MP: Were you aware of his work a long time before you managed to acquire one?
OW: Not really. He had been brought to our attention as somebody who did a ??? of... It was Ian Bennett in his publications that had drawn our attention, and I think the first things we got were from then. But I think in a way it's his most recent work over the last four or five years, since the big Toby Jug figures and series, that for me have suddenly shown where a lot of these earlier things - which are quite difficult to place and to understand - were heading and in a sense validate some of these things retrospectively. I've called him the great wizard of studio pottery in one of my writings, which is a title he particularly loves, I think. And he's used it in his e-mail address just recently.
MP: Did getting to know and meet Richard Slee change your perception of his work?
OW: Not terribly, actually. I mean he's a very nice chap. He's rather dry in what he says and I think it's been more a conviction that's grown with the work, and I'm always stunned and rendered speechless when people describe it as being trivial and cheap and all those sort of things, that it doesn't embody the values that they see in pottery, the earliest brown glaze and certain other traditions. But yes, I was talking about something different.
MP: From a personal point of view, is Richard Slee the sort of work that you own yourself, or you'd like to own?

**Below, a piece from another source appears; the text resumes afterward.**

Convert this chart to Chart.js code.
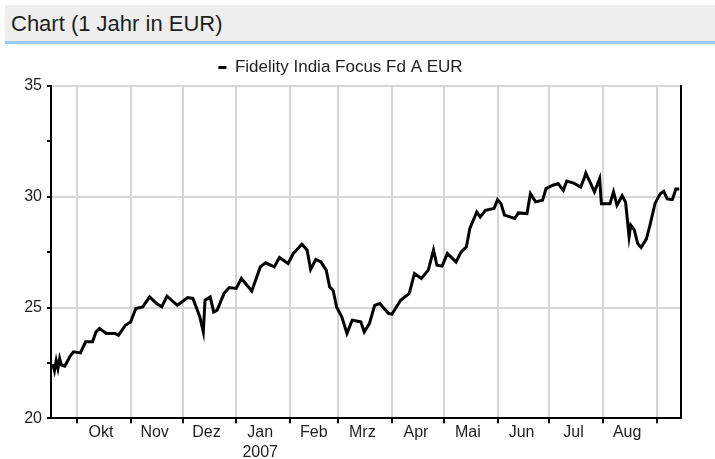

OW: I'd like to own more, but it's the only time, I think, he's shown his last show a couple of years back at the Marsden Gallery, where I've wished I was a Saatchi brother and I want to go in and say, 'I'll take the show.' I just thought it was such an extraordinary range of work. And I did acquire a piece for that, paid for over months. I'm delighted to see that he is getting a bigger audience. I think it's been quite difficult for him to establish that, his serious credentials as a potter with something worth saying, something worth looking at and where it's not just a jokey façade.